Apache Iceberg support in the lakehouse architecture of Amazon SageMaker - lakehouse architecture

Apache Iceberg support in the lakehouse architecture of Amazon SageMaker

The lakehouse architecture provides comprehensive support for Apache Iceberg, enabling organizations to unify data across Amazon S3 data lakes and Amazon Redshift data warehouses while building powerful analytics and AI/ML applications on a unified data layer.

With the lakehouse architecture, you gain the flexibility to access and query your data in-place using all Apache Iceberg compatible tools and engines, including open-source Apache Spark. This integration leverages the AWS Glue Iceberg REST Catalog, which provides a standardized REST API interface for managing Iceberg table metadata and enables seamless connectivity with third-party engines. For more information, see how to use AWS Glue Iceberg Rest Catalog for accessing Iceberg tables in Amazon S3.

Through fine-grained permissions enforced across all analytics and ML tools, the lakehouse architecture ensures secure data access while supporting advanced Iceberg features like ACID transactions, schema evolution, time travel queries, and efficient row-level operations—all essential capabilities for modern data-driven organizations seeking to process and analyze vast amounts of information efficiently.

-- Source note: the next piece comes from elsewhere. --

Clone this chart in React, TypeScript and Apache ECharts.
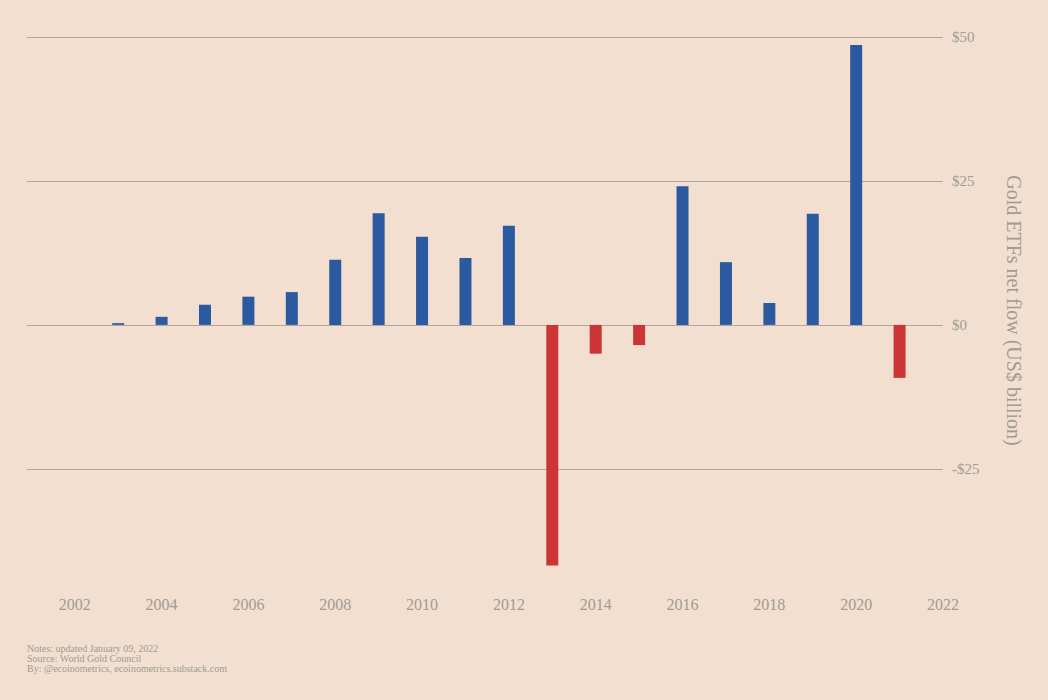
import React, { useEffect, useRef } from "react";
import * as echarts from "echarts";

const years = [2003, 2004, 2005, 2006, 2007, 2008, 2009, 2010, 2011, 2012, 2013, 2014, 2015, 2016, 2017, 2018, 2019, 2020, 2021];
const flows = [0.3, 1.4, 3.5, 4.9, 5.7, 11.3, 19.4, 15.3, 11.6, 17.2, -41.8, -5.0, -3.5, 24.1, 10.9, 3.8, 19.3, 48.6, -9.2];
const xTicks = [2002, 2004, 2006, 2008, 2010, 2012, 2014, 2016, 2018, 2020, 2022];
const yTicks = [-25, 0, 25, 50];
const notes = [
  "Notes: updated January 09, 2022",
  "Source: World Gold Council",
  "By: @ecoinometrics, ecoinometrics.substack.com",
];

const FONT = "Liberation Serif, DejaVu Serif, serif";
const TEXT = "#a29a93";
const GRID = "#b3a79d";
const BLUE = "#2c5aa0";
const RED = "#cc3535";

export default function App() {
  const ref = useRef<HTMLDivElement>(null);
  useEffect(() => {
    if (!ref.current) return;
    const chart = echarts.init(ref.current, undefined, { renderer: "svg" });
    chart.setOption({
      animation: false,
      backgroundColor: "#f2dfcf",
      grid: { left: 27, right: 105, top: 37, bottom: 116 },
      xAxis: {
        type: "value",
        min: 2000.9,
        max: 2022,
        axisLine: { show: false },
        axisTick: { show: false },
        splitLine: { show: false },
        axisLabel: {
          customValues: xTicks,
          formatter: (v: number) => String(v),
          color: TEXT,
          fontFamily: FONT,
          fontSize: 16,
          margin: 12,
        },
      },
      yAxis: {
        type: "value",
        position: "right",
        min: -45,
        max: 50,
        axisLine: { show: false },
        axisTick: { show: false, customValues: yTicks },
        splitLine: { show: true, lineStyle: { color: GRID, width: 1.2 } },
        axisLabel: {
          customValues: yTicks,
          formatter: (v: number) => (v < 0 ? "-$" + Math.abs(v) : "$" + v),
          color: TEXT,
          fontFamily: FONT,
          fontSize: 15,
          margin: 9,
        },
        name: "Gold ETFs net flow (US$ billion)",
        nameLocation: "middle",
        nameRotate: -90,
        nameGap: 61,
        nameTextStyle: { color: TEXT, fontFamily: FONT, fontSize: 20 },
      },
      series: [
        {
          type: "bar",
          barWidth: 12,
          data: years.map((y, i) => ({
            value: [y, flows[i]],
            itemStyle: { color: flows[i] < 0 ? RED : BLUE },
          })),
        },
      ],
      graphic: notes.map((t, i) => ({
        type: "text",
        left: 27,
        top: 643 + i * 10,
        style: { text: t, fill: TEXT, font: `10px ${FONT}` },
      })),
    });
    return () => chart.dispose();
  }, []);
  return <div ref={ref} style={{ position: "fixed", left: 0, top: 0, width: 1048, height: 700 }} />;
}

The lakehouse architecture also supports multiple table optimization options with Glue Catalog to enhance the management and performance of Apache Iceberg tables that the AWS analytical engines and ETL jobs uses. These optimizers provide efficient storage utilization, improved query performance, and effective data management. For more information, see Optimizing Iceberg tables.

With the lakehouse architecture, you can calculate and update number of distinct values (NDVs) for each column in Iceberg tables with Glue Catalog. These statistics can facilitate better query optimization, data management, and performance efficiency for data engineers and scientists working with large-scale datasets. For more information, see Optimizing query performance for Iceberg tables.